◆ **The exercise**: Begin the copy with the line that contains "Convert this chart to matplotlib code." and end it with the line that contains "import matplotlib.pyplot as plt". Print these lines exactly and omit all pictures.

**** Provided information

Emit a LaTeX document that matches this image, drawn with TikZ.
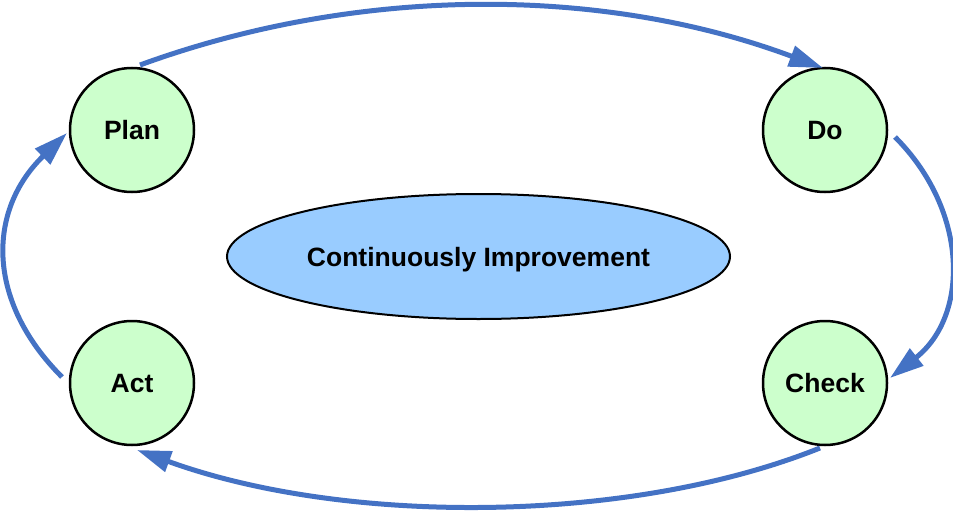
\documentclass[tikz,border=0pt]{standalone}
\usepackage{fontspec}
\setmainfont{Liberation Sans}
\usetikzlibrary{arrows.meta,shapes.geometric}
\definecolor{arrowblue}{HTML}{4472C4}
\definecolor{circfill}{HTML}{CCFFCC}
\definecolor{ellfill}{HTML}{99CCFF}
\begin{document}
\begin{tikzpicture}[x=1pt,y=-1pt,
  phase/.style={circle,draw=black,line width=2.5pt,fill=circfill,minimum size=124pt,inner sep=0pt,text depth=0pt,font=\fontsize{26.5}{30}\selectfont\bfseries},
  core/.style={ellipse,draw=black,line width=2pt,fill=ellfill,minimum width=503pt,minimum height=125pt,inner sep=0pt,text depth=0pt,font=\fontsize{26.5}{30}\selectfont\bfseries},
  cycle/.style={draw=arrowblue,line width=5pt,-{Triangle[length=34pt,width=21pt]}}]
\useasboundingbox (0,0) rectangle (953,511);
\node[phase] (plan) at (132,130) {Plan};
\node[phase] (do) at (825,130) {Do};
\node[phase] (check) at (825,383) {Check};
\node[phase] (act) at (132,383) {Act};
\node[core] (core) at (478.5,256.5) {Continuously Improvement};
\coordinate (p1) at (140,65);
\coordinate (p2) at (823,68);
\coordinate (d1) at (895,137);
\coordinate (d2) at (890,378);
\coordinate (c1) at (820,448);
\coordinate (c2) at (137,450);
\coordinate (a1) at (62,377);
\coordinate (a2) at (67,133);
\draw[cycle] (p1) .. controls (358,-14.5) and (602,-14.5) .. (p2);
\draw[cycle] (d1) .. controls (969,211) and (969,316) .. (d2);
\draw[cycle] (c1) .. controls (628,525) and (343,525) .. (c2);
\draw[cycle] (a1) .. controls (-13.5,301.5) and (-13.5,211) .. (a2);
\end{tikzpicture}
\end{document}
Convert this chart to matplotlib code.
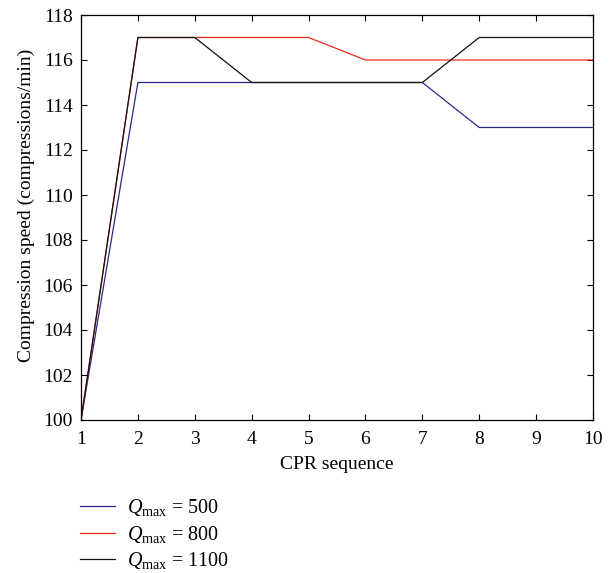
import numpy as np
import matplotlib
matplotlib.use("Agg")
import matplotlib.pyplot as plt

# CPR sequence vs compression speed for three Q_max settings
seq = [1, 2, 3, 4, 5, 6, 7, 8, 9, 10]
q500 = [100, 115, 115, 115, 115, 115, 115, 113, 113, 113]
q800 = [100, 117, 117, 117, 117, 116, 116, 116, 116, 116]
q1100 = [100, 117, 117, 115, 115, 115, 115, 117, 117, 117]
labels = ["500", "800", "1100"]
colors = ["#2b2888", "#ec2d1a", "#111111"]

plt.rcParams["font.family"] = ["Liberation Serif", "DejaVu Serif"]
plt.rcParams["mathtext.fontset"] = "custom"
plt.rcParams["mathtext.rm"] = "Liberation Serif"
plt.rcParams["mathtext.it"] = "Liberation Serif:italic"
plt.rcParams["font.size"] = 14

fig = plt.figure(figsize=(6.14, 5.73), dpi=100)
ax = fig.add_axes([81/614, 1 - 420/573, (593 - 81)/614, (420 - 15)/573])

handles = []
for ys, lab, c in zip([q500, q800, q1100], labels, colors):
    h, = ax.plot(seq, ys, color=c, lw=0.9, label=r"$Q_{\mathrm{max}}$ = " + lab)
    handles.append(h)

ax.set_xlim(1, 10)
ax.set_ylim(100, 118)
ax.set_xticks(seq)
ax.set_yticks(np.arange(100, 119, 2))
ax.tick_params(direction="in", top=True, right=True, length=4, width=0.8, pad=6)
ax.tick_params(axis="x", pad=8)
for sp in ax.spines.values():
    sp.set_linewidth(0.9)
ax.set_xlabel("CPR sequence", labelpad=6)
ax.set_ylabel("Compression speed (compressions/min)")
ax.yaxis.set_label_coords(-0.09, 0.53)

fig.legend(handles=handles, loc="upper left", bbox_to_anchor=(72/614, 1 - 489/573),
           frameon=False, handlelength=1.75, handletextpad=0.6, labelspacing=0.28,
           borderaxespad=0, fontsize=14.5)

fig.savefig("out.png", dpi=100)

********
**** Provided information

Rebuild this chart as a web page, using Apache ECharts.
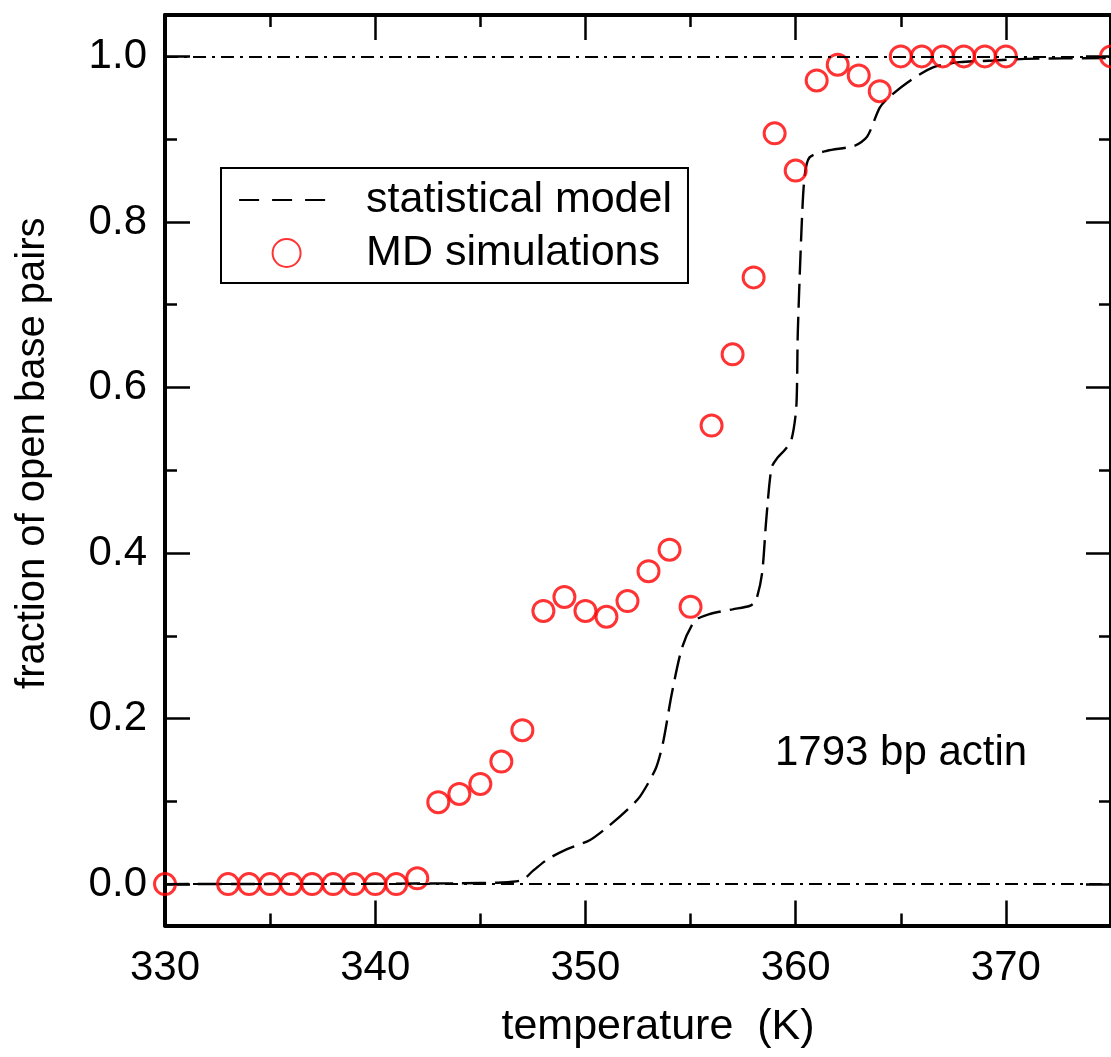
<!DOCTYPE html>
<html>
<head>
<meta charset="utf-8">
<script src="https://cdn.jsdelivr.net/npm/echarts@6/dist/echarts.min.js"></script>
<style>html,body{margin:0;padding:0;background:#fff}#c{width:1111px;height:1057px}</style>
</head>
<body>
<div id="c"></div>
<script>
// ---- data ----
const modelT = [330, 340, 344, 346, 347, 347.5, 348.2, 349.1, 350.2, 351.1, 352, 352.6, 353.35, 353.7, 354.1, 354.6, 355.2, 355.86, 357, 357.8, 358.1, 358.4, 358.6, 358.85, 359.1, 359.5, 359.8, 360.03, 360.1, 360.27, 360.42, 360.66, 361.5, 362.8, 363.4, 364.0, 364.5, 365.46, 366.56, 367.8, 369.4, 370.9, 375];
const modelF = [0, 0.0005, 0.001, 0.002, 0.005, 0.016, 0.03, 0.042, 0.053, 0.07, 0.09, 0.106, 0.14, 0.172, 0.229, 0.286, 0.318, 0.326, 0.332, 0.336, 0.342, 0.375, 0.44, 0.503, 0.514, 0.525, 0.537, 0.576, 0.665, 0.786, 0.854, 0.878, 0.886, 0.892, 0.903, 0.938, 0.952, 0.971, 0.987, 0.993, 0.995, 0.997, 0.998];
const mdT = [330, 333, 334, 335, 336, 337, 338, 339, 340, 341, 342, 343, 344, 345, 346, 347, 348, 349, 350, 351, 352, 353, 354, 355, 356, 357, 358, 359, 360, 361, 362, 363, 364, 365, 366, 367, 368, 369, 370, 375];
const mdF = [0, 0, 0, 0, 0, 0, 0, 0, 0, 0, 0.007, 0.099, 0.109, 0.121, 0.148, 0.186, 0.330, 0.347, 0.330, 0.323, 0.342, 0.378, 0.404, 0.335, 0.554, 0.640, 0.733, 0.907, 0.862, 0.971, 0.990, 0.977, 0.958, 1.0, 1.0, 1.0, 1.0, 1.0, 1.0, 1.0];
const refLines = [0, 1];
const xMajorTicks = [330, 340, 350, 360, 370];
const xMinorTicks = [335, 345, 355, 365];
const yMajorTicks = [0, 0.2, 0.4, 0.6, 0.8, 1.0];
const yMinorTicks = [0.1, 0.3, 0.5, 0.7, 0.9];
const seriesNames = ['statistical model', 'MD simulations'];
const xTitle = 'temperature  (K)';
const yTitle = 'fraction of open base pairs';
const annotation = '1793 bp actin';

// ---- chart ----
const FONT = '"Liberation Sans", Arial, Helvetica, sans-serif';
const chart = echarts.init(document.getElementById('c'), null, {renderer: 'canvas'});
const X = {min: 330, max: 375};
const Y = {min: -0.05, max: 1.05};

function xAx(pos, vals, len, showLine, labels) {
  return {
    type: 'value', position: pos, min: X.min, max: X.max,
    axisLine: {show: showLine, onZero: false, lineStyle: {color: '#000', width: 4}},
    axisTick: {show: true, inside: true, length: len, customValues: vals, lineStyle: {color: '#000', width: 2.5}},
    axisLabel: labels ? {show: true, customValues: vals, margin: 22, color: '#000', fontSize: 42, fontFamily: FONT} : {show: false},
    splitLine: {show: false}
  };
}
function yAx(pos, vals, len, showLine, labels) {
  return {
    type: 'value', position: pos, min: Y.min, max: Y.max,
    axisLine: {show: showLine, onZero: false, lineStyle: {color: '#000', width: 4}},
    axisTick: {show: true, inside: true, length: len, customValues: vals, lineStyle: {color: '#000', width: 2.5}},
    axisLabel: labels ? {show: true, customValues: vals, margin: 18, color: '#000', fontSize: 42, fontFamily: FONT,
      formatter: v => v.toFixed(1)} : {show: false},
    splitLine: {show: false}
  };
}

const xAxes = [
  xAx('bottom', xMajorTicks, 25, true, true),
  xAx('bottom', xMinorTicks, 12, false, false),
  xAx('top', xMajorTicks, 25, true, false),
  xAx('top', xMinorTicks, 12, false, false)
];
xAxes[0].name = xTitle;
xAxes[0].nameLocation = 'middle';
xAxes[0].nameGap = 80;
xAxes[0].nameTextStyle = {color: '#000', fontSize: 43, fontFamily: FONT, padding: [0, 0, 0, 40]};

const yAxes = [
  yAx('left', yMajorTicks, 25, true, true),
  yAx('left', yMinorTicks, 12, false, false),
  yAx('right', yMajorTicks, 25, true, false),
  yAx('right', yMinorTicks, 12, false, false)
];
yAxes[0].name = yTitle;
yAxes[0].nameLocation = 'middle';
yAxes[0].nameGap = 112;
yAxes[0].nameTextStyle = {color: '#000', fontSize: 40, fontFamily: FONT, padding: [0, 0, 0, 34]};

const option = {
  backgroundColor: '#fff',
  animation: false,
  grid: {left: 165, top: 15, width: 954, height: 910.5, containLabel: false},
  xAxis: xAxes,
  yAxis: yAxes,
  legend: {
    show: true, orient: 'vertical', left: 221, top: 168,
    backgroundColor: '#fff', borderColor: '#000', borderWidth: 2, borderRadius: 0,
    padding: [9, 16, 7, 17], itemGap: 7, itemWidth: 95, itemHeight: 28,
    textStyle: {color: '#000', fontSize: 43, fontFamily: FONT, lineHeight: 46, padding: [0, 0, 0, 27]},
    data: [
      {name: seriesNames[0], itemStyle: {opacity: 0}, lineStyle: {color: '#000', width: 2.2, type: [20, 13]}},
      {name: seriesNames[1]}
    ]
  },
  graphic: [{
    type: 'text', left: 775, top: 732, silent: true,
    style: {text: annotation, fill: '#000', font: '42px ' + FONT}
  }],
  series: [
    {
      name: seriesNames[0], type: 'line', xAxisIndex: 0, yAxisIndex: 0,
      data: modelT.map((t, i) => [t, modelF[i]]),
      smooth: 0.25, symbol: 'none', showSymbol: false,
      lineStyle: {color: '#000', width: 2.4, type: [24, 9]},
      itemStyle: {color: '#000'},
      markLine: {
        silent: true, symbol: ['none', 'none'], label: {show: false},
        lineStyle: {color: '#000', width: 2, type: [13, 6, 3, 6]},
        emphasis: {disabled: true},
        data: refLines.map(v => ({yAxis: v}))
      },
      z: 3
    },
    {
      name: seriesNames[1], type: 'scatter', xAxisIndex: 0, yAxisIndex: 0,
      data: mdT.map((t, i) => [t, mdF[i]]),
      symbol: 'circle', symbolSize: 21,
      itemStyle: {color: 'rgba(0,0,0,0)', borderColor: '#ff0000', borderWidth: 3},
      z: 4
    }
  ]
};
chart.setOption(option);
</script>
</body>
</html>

********
**** Provided information

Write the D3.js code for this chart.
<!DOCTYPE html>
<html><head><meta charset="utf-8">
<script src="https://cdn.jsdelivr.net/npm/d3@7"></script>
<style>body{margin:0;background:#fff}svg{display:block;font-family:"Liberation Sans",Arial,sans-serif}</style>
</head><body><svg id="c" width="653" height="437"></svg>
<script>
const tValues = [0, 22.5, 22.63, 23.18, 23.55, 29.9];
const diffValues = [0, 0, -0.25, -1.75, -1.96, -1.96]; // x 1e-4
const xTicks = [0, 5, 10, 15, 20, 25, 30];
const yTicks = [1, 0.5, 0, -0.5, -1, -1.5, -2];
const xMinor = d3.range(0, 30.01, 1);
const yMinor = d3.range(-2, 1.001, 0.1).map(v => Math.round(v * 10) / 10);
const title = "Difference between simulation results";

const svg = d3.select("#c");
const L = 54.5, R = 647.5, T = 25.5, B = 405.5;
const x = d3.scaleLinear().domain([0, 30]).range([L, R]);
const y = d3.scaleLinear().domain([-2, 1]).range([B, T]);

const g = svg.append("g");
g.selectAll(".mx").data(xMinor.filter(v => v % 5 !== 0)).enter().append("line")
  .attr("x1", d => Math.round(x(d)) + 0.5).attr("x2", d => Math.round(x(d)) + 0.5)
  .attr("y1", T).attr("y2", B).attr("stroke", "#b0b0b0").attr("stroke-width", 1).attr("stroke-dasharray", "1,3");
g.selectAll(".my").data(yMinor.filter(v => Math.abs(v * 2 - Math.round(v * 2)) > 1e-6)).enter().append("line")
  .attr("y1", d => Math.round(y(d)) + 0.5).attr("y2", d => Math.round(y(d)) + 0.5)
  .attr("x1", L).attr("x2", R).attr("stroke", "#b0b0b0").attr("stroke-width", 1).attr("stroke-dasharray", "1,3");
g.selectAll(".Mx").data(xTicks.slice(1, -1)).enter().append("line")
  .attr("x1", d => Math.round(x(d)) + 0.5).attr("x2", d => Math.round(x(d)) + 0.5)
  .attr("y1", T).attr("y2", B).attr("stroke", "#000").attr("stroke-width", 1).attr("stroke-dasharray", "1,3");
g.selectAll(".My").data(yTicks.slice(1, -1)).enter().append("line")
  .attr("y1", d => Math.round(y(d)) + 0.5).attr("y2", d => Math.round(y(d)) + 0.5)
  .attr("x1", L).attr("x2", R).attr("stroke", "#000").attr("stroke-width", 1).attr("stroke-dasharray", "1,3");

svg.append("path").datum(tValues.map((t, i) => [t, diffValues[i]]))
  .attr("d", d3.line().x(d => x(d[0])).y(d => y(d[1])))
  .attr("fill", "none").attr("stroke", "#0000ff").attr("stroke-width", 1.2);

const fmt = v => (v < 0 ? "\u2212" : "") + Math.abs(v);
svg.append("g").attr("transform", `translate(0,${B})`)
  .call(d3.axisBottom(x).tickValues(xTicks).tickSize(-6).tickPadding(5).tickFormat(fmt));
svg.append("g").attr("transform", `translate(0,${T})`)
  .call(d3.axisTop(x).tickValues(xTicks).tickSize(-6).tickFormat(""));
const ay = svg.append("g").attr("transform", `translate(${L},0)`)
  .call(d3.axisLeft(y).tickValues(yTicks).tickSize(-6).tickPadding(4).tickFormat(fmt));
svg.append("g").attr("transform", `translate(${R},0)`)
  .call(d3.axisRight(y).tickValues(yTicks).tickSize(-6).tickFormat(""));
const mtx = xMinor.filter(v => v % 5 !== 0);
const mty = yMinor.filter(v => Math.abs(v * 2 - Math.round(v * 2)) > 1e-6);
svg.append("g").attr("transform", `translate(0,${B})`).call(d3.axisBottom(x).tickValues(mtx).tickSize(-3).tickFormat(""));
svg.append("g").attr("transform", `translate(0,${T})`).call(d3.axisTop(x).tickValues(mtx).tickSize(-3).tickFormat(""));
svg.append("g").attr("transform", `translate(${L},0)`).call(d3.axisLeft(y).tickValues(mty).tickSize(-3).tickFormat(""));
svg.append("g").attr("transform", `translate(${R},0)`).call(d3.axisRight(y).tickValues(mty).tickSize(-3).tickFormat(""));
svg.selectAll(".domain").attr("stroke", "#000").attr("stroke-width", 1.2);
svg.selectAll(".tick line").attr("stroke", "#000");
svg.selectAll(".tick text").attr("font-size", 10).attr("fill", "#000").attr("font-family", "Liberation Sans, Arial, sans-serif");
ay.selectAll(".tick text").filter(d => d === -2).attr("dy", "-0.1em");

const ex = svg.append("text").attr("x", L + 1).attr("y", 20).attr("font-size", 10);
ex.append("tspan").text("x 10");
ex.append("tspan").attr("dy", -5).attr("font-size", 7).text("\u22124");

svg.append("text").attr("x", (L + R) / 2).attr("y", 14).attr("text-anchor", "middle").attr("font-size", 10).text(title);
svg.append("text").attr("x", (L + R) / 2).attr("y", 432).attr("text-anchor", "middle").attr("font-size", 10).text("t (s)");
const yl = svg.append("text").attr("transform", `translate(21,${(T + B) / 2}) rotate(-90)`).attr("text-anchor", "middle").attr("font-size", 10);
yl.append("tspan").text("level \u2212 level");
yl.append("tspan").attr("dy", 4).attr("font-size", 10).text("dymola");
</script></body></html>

********

◆ **Result below**:
Convert this chart to matplotlib code.
import numpy as np
import matplotlib
matplotlib.use("Agg")
import matplotlib.pyplot as plt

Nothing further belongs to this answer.